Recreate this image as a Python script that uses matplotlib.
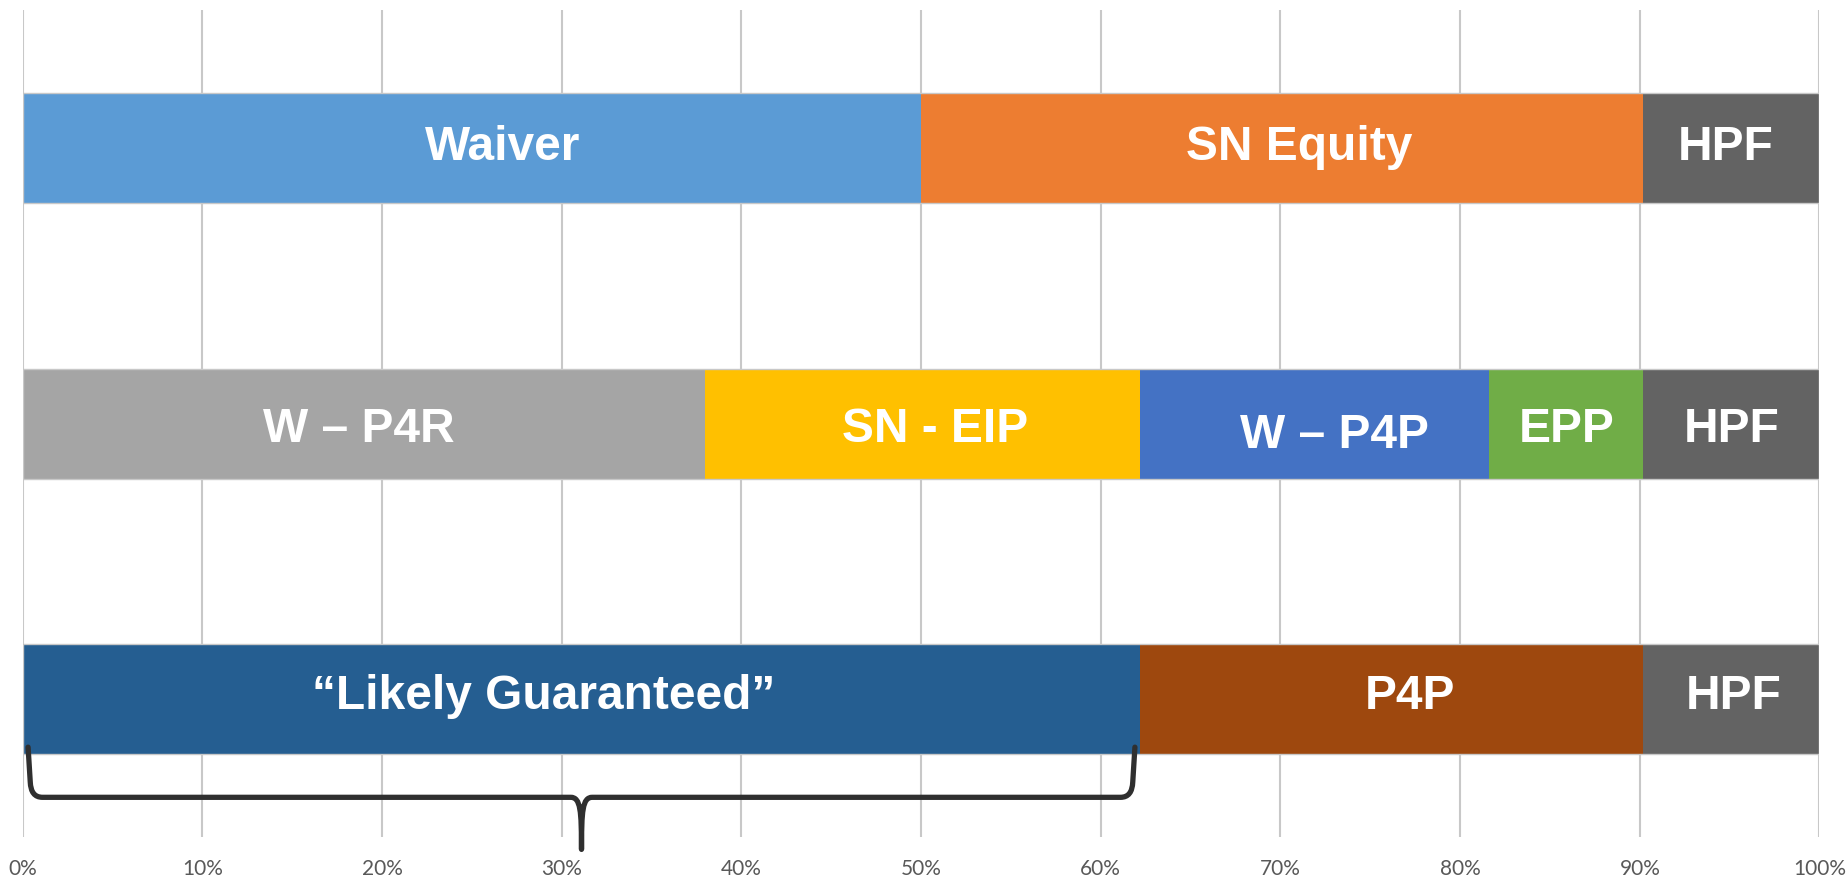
import matplotlib
matplotlib.use("Agg")
import matplotlib.pyplot as plt
from matplotlib.path import Path
from matplotlib.patches import PathPatch

# rows from top to bottom, shares in percent
rows = [0, 1, 2]
row_labels = [
    ["Waiver", "SN Equity", "HPF"],
    ["W \u2013 P4R", "SN - EIP", "W \u2013 P4P", "EPP", "HPF"],
    ["\u201cLikely Guaranteed\u201d", "P4P", "HPF"],
]
row_values = [
    [50.0, 40.2, 9.8],
    [38.0, 24.2, 19.4, 8.6, 9.8],
    [62.2, 28.0, 9.8],
]
row_colors = [
    ["#5B9BD5", "#ED7D31", "#636363"],
    ["#A5A5A5", "#FFC000", "#4472C4", "#70AD47", "#636363"],
    ["#255E91", "#9E480E", "#636363"],
]
tick_values = [0, 10, 20, 30, 40, 50, 60, 70, 80, 90, 100]
tick_labels = [f"{v}%" for v in tick_values]

# brace under the "Likely Guaranteed" segment
brace_start = 0.3
brace_end = 61.9
brace_tip = 31.1

# label nudges in pixels (text boxes were placed by hand in the original)
label_dx = [[31, 17, -6], [-5, 12, 20, 0, 0], [-38, 18, 2]]
label_dy = [-7, 0, -9]
label_dy_extra = {(1, 2): 6}

fig = plt.figure(figsize=(18.49, 8.78), dpi=100)
ax = fig.add_axes([22.7 / 1849, 1 - 838 / 878, (1819.5 - 22.7) / 1849, (838 - 11.25) / 878])

bar_h = 0.4
for r, labels, values, colors in zip(rows, row_labels, row_values, row_colors):
    left = 0.0
    for i, (lab, val, col) in enumerate(zip(labels, values, colors)):
        ax.barh(r, val, left=left, height=bar_h, color=col, edgecolor="none", zorder=2)
        dx = label_dx[r][i] * 0.72
        dy = -(label_dy[r] + label_dy_extra.get((r, i), 0)) * 0.72
        ax.annotate(lab, (left + val / 2, r), xytext=(dx, dy), textcoords="offset points",
                    ha="center", va="center_baseline", color="white", fontsize=34.5,
                    fontweight="bold", family="Liberation Sans", zorder=4)
        left += val
    ax.barh(r, sum(values), height=bar_h, facecolor="none", edgecolor="#C8C8C8",
            linewidth=1.0, zorder=3)

ax.set_xlim(0, 100)
ax.set_ylim(2.5, -0.5)
ax.set_xticks(tick_values)
ax.set_xticklabels(tick_labels, fontsize=15, color="#595959", family="Lato")
ax.set_yticks([])
ax.tick_params(axis="x", length=0, pad=15)
for s in ax.spines.values():
    s.set_visible(False)
ax.grid(axis="x", color="#C8C8C8", linewidth=1.5, zorder=0)
ax.set_axisbelow(True)

# curly brace
yb = 2.356
yt = 2.174
yk = 2.30
ytip = 2.545
verts = [
    (brace_start, yt), (brace_start + 0.12, yk),
    (brace_start + 0.15, yb), (brace_start + 0.8, yb),
    (brace_tip - 0.6, yb),
    (brace_tip - 0.05, yb), (brace_tip, yb + 0.05), (brace_tip, ytip),
    (brace_tip, yb + 0.05), (brace_tip + 0.05, yb), (brace_tip + 0.6, yb),
    (brace_end - 0.8, yb),
    (brace_end - 0.15, yb), (brace_end - 0.12, yk),
    (brace_end, yt),
]
codes = [Path.MOVETO, Path.LINETO, Path.CURVE3, Path.CURVE3, Path.LINETO,
         Path.CURVE4, Path.CURVE4, Path.CURVE4,
         Path.CURVE4, Path.CURVE4, Path.CURVE4,
         Path.LINETO, Path.CURVE3, Path.CURVE3, Path.LINETO]
brace = PathPatch(Path(verts, codes), facecolor="none", edgecolor="#2F2F2F",
                  linewidth=3.8, capstyle="round", joinstyle="round",
                  clip_on=False, zorder=5)
ax.add_patch(brace)

fig.savefig("out.png", dpi=100)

= = =

» Brief
Return nothing but the lines running from the start of the data to the line with "brace_tip = 31.1", please, both ends included and no pictures.

» Full output
Recreate this image as a Python script that uses matplotlib.
import matplotlib
matplotlib.use("Agg")
import matplotlib.pyplot as plt
from matplotlib.path import Path
from matplotlib.patches import PathPatch

# rows from top to bottom, shares in percent
rows = [0, 1, 2]
row_labels = [
    ["Waiver", "SN Equity", "HPF"],
    ["W \u2013 P4R", "SN - EIP", "W \u2013 P4P", "EPP", "HPF"],
    ["\u201cLikely Guaranteed\u201d", "P4P", "HPF"],
]
row_values = [
    [50.0, 40.2, 9.8],
    [38.0, 24.2, 19.4, 8.6, 9.8],
    [62.2, 28.0, 9.8],
]
row_colors = [
    ["#5B9BD5", "#ED7D31", "#636363"],
    ["#A5A5A5", "#FFC000", "#4472C4", "#70AD47", "#636363"],
    ["#255E91", "#9E480E", "#636363"],
]
tick_values = [0, 10, 20, 30, 40, 50, 60, 70, 80, 90, 100]
tick_labels = [f"{v}%" for v in tick_values]

# brace under the "Likely Guaranteed" segment
brace_start = 0.3
brace_end = 61.9
brace_tip = 31.1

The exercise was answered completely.